Physical characteristics
- • location: Mount Somers / Te Kiekie
- • coordinates: 43°37′05″S 171°22′33″E﻿ / ﻿43.617996°S 171.375904°E
- • elevation: 1,600 metres (5,200 ft)
- • location: Ashburton River South Branch / Hakatere
- • coordinates: 43°44′19″S 171°32′12″E﻿ / ﻿43.738614°S 171.536665°E
- • elevation: 245 metres (804 ft)
- Basin size: 23.2 km^{2} (9.0 mi^{2})

Basin features
- Progression: Bowyers Stream → Ashburton River South Branch / Hakatere → Ashburton River / Hakatere → Pacific Ocean
- • left: Taylors Stream
- • right: Caves Stream, Stevenson Stream
- Waterfalls: Sharplin Falls

= Bowyers Stream =

Stream in the Canterbury Region, New Zealand

Bowyers Stream is located in the Canterbury Region of the South Island of New Zealand. (Note: The origin of the name of the stream is uncertain, but the Lyttelton Times of 10 December 1869 reports on proceedings in the Supreme Court, where Robert Bowyer states that he is a sawyer at Halford Forest, Ashburton.)

The upper reaches of the stream drain the northern face of Mount Somers / Te Kiekie and the southern face of Mount Winterslow in the foothills of the Southern Alps.
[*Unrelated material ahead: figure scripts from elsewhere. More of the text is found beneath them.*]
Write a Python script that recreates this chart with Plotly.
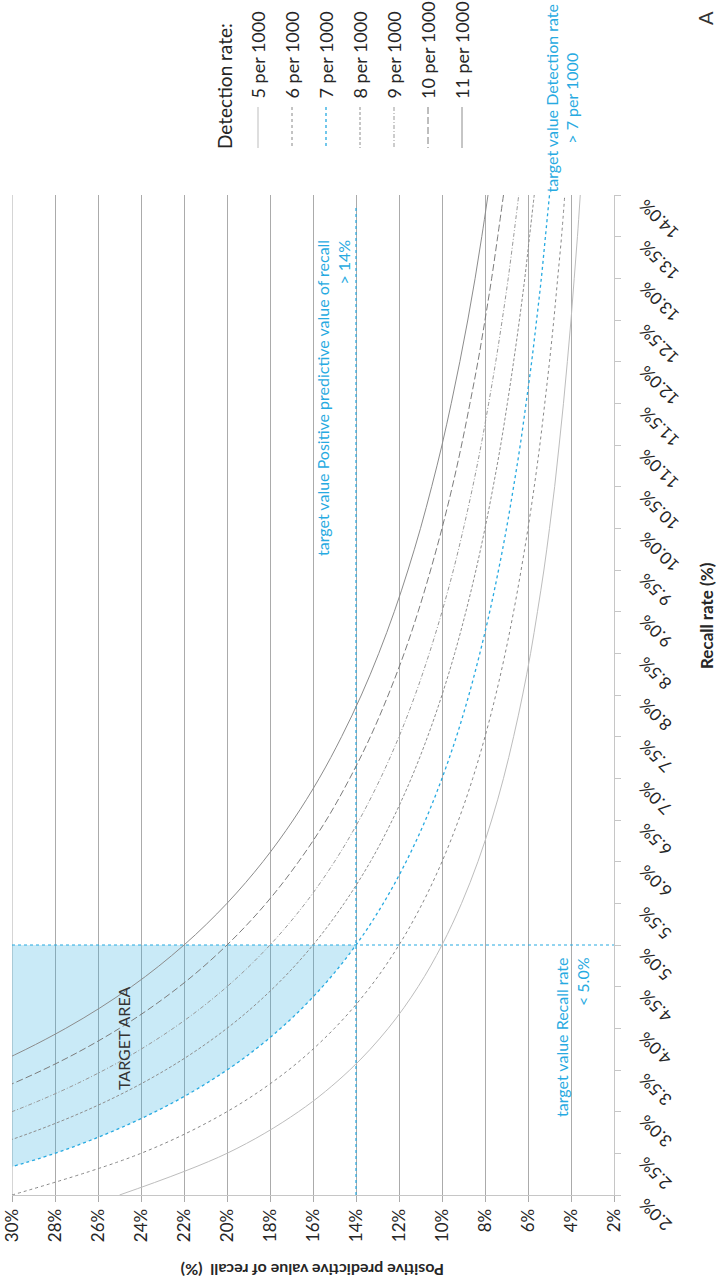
import plotly.graph_objects as go

# Recall rate (%) grid and positive predictive value (%) per detection rate
recall_pct = [2.0, 2.5, 3.0, 3.5, 4.0, 4.5, 5.0, 5.5, 6.0, 6.5, 7.0, 7.5, 8.0,
              8.5, 9.0, 9.5, 10.0, 10.5, 11.0, 11.5, 12.0, 12.5, 13.0, 13.5, 14.0]

ppv_dr5 = [25.0, 20.0, 16.67, 14.29, 12.5, 11.11, 10.0, 9.09, 8.33, 7.69, 7.14, 6.67, 6.25,
           5.88, 5.56, 5.26, 5.0, 4.76, 4.55, 4.35, 4.17, 4.0, 3.85, 3.70, 3.57]
ppv_dr6 = [30.0, 24.0, 20.0, 17.14, 15.0, 13.33, 12.0, 10.91, 10.0, 9.23, 8.57, 8.0, 7.5,
           7.06, 6.67, 6.32, 6.0, 5.71, 5.45, 5.22, 5.0, 4.8, 4.62, 4.44, 4.29]
ppv_dr7 = [35.0, 28.0, 23.33, 20.0, 17.5, 15.56, 14.0, 12.73, 11.67, 10.77, 10.0, 9.33, 8.75,
           8.24, 7.78, 7.37, 7.0, 6.67, 6.36, 6.09, 5.83, 5.6, 5.38, 5.19, 5.0]
ppv_dr8 = [40.0, 32.0, 26.67, 22.86, 20.0, 17.78, 16.0, 14.55, 13.33, 12.31, 11.43, 10.67, 10.0,
           9.41, 8.89, 8.42, 8.0, 7.62, 7.27, 6.96, 6.67, 6.4, 6.15, 5.93, 5.71]
ppv_dr9 = [45.0, 36.0, 30.0, 25.71, 22.5, 20.0, 18.0, 16.36, 15.0, 13.85, 12.86, 12.0, 11.25,
           10.59, 10.0, 9.47, 9.0, 8.57, 8.18, 7.83, 7.5, 7.2, 6.92, 6.67, 6.43]
ppv_dr10 = [50.0, 40.0, 33.33, 28.57, 25.0, 22.22, 20.0, 18.18, 16.67, 15.38, 14.29, 13.33, 12.5,
            11.76, 11.11, 10.53, 10.0, 9.52, 9.09, 8.70, 8.33, 8.0, 7.69, 7.41, 7.14]
ppv_dr11 = [55.0, 44.0, 36.67, 31.43, 27.5, 24.44, 22.0, 20.0, 18.33, 16.92, 15.71, 14.67, 13.75,
            12.94, 12.22, 11.58, 11.0, 10.48, 10.0, 9.57, 9.17, 8.8, 8.46, 8.15, 7.86]

detection_labels = ["5 per 1000", "6 per 1000", "7 per 1000", "8 per 1000",
                    "9 per 1000", "10 per 1000", "11 per 1000"]

ppv_ticks = [30, 28, 26, 24, 22, 20, 18, 16, 14, 12, 10, 8, 6, 4, 2]
ppv_tick_labels = ["30%", "28%", "26%", "24%", "22%", "20%", "18%", "16%",
                   "14%", "12%", "10%", "8%", "6%", "4%", "2%"]
recall_tick_labels = ["2.0%", "2.5%", "3.0%", "3.5%", "4.0%", "4.5%", "5.0%", "5.5%",
                      "6.0%", "6.5%", "7.0%", "7.5%", "8.0%", "8.5%", "9.0%", "9.5%",
                      "10.0%", "10.5%", "11.0%", "11.5%", "12.0%", "12.5%", "13.0%",
                      "13.5%", "14.0%"]

# target values
ppv_target = 14.0
recall_target = 5.0
ppv_max = 30.0
ppv_target_top = 13.85

# ---------------------------------------------------------------- styling
FONT = "Lato"
CYAN = "#27aae1"
GRID = "#ababab"
AXIS = "#c6c6c6"
TXT = "#262626"

series = [
    (ppv_dr5, "#bdbdbd", "solid", 1.0),
    (ppv_dr6, "#888888", "dot", 1.0),
    (ppv_dr7, CYAN, "dot", 1.3),
    (ppv_dr8, "#8e8e8e", "3px,2px", 1.0),
    (ppv_dr9, "#999999", "4px,2px,1px,2px", 1.0),
    (ppv_dr10, "#7c7c7c", "7px,3px", 1.0),
    (ppv_dr11, "#8c8c8c", "solid", 1.0),
]

# plot-area edges in pixels, used to place the free-standing texts
PL, PR, PT, PB = 12, 614, 195, 1195


def px(x):
    return (x - PL) / (PR - PL)


def py(y):
    return (PB - y) / (PB - PT)


fig = go.Figure()

# shaded target area: left of the 7 per 1000 curve, below the recall target
n_fill = recall_pct.index(recall_target) + 1
fig.add_trace(go.Scatter(x=[ppv_max, ppv_max], y=[recall_pct[0], recall_target],
                         mode="lines", line=dict(width=0), hoverinfo="skip",
                         showlegend=False))
fig.add_trace(go.Scatter(x=ppv_dr7[:n_fill], y=recall_pct[:n_fill], mode="lines",
                         line=dict(width=0, shape="spline", smoothing=1),
                         fill="tonextx", fillcolor="rgba(39,170,225,0.25)",
                         hoverinfo="skip", showlegend=False))

# target value lines
fig.add_trace(go.Scatter(x=[ppv_max, ppv_ticks[-1]], y=[recall_target, recall_target],
                         mode="lines", line=dict(color=CYAN, width=1.2, dash="dot"),
                         showlegend=False))
fig.add_trace(go.Scatter(x=[ppv_target, ppv_target], y=[recall_pct[0], ppv_target_top],
                         mode="lines", line=dict(color=CYAN, width=1.2, dash="dot"),
                         showlegend=False))

# detection-rate curves
for (vals, col, dash, w), name in zip(series, detection_labels):
    fig.add_trace(go.Scatter(x=vals, y=recall_pct, mode="lines", name=name,
                             line=dict(color=col, width=w, dash=dash,
                                       shape="spline", smoothing=1),
                             showlegend=False))

ann = []

# recall tick labels (slanted)
for r, lab in zip(recall_pct, recall_tick_labels):
    ann.append(dict(x=px(632), y=r, xref="paper", yref="y", text=lab,
                    textangle=-135, xanchor="left", yanchor="top", yshift=3,
                    showarrow=False, font=dict(family=FONT, size=17, color=TXT)))

# axis titles
ann.append(dict(x=px(706), y=py(615), xref="paper", yref="paper",
                text="<b>Recall rate (%)</b>", textangle=-90, showarrow=False,
                xanchor="center", yanchor="middle",
                font=dict(family=FONT, size=17, color=TXT)))
ann.append(dict(x=px(313), y=py(1271), xref="paper", yref="paper",
                text="<b>Positive predictive value of recall  (%)</b>", textangle=180,
                showarrow=False, xanchor="center", yanchor="middle",
                font=dict(family=FONT, size=16, color=TXT)))

# annotations inside the plot
ann.append(dict(x=px(123), y=py(1038), xref="paper", yref="paper", text="TARGET AREA",
                textangle=-90, showarrow=False, xanchor="center", yanchor="middle",
                font=dict(family=FONT, size=16, color="#333333")))
ann.append(dict(x=px(333), y=py(238), xref="paper", yref="paper",
                text="target value Positive predictive value of recall<br>> 14%",
                textangle=-90, align="right", showarrow=False,
                xanchor="center", yanchor="top",
                font=dict(family=FONT, size=16, color=CYAN)))
ann.append(dict(x=px(572), y=py(955), xref="paper", yref="paper",
                text="target value Recall rate<br>< 5.0%",
                textangle=-90, align="right", showarrow=False,
                xanchor="center", yanchor="top",
                font=dict(family=FONT, size=16, color=CYAN)))
ann.append(dict(x=px(562), y=py(2), xref="paper", yref="paper",
                text="target value Detection rate<br>> 7 per 1000",
                textangle=-90, align="center", showarrow=False,
                xanchor="center", yanchor="top",
                font=dict(family=FONT, size=16, color=CYAN)))

# legend
ann.append(dict(x=px(225), y=py(151), xref="paper", yref="paper", text="Detection rate:",
                textangle=-90, showarrow=False, xanchor="center", yanchor="bottom",
                font=dict(family=FONT, size=19, color=TXT)))
shapes = [
    # grid line on the left border of the plot area (30 %)
    dict(type="line", xref="x", yref="paper", x0=ppv_max, x1=ppv_max, y0=0, y1=1,
         line=dict(color=GRID, width=1), layer="below"),
]
for i, ((vals, col, dash, w), name) in enumerate(zip(series, detection_labels)):
    cx = 258 + 34 * i
    ann.append(dict(x=px(cx), y=py(101), xref="paper", yref="paper", text=name,
                    textangle=-90, showarrow=False, xanchor="center", yanchor="bottom",
                    font=dict(family=FONT, size=18, color=TXT)))
    shapes.append(dict(type="line", xref="paper", yref="paper",
                       x0=px(cx), x1=px(cx), y0=py(107), y1=py(148),
                       line=dict(color=col, width=w, dash=dash)))

# panel letter
ann.append(dict(x=px(705), y=py(18), xref="paper", yref="paper", text="A",
                textangle=-90, showarrow=False, xanchor="center", yanchor="middle",
                font=dict(family=FONT, size=20, color="#333333")))

fig.update_layout(
    width=716, height=1286,
    margin=dict(l=PL, r=716 - PR, t=PT, b=1286 - PB, autoexpand=False),
    paper_bgcolor="white", plot_bgcolor="white",
    annotations=ann, shapes=shapes,
    xaxis=dict(range=[ppv_ticks[0], ppv_ticks[-1]], tickvals=ppv_ticks,
               ticktext=ppv_tick_labels, tickangle=-90,
               tickfont=dict(family=FONT, size=17, color=TXT),
               ticklabeloverflow="allow", automargin=False,
               ticks="outside", ticklen=6, tickcolor=GRID,
               showgrid=True, gridcolor=GRID, gridwidth=1,
               showline=True, linecolor=AXIS, linewidth=1,
               zeroline=False, fixedrange=True),
    yaxis=dict(range=[recall_pct[0], recall_pct[-1]], tickvals=recall_pct,
               side="right", showticklabels=False, automargin=False,
               ticks="outside", ticklen=6, tickcolor=AXIS,
               showgrid=False, showline=True, linecolor=AXIS, linewidth=1,
               zeroline=False, fixedrange=True),
)

fig.write_html("out.html")
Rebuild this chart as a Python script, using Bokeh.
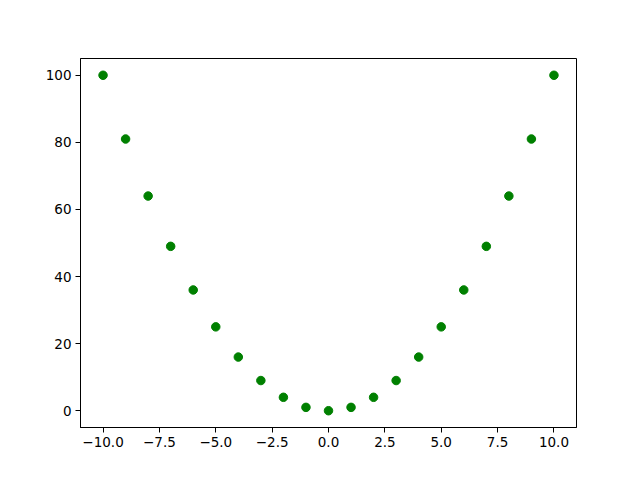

Sharplin Falls is located in Bowyers Stream in a deep gully beneath the fault scarp between Mount Somers / Te Kiekie and Mount Winterslow, near the small settlement of Staveley. The stream joins the south branch of the Ashburton River / Hakatere, at Annandale, west of Ashburton Forks.

The stream has been a contributor to severe flooding in the Staveley region.

Introduced trout were reported as being plentiful in Bowyers Stream in 1899. In 1930, around 10,000 brown trout fry were released into the stream by the Ashburton Acclimatisation Society, with a further 50,000 trout fry released in 1933, and 60,000 more in 1942. Bowyers Stream has become an important tributary of the Ashburton River for trout and salmon spawning. In 2017, Environment Canterbury undertook flood-control works along a stretch of 11 km in the bed of the river. The Central South Island Fish and Game Council commenced a prosecution of Environment Canterbury under the Conservation Act for disturbance to the spawning grounds of freshwater fish. The parties reached agreement in 2019 and the prosecution did not continue. In September 2019, there were concerns from landowners about the build-up of gravel in the stream bed, with calls for the stream bed to be lowered to reduce flooding risk.

The Rangitata Diversion Race passes beneath the bed of Bowyers Stream in a siphon, around 1.5 km south of Staveley.

The Bowyers Stream Reserve is a freedom camping site located where the Inland Scenic Route crosses Bowyers Stream around 3.4 km south of Staveley.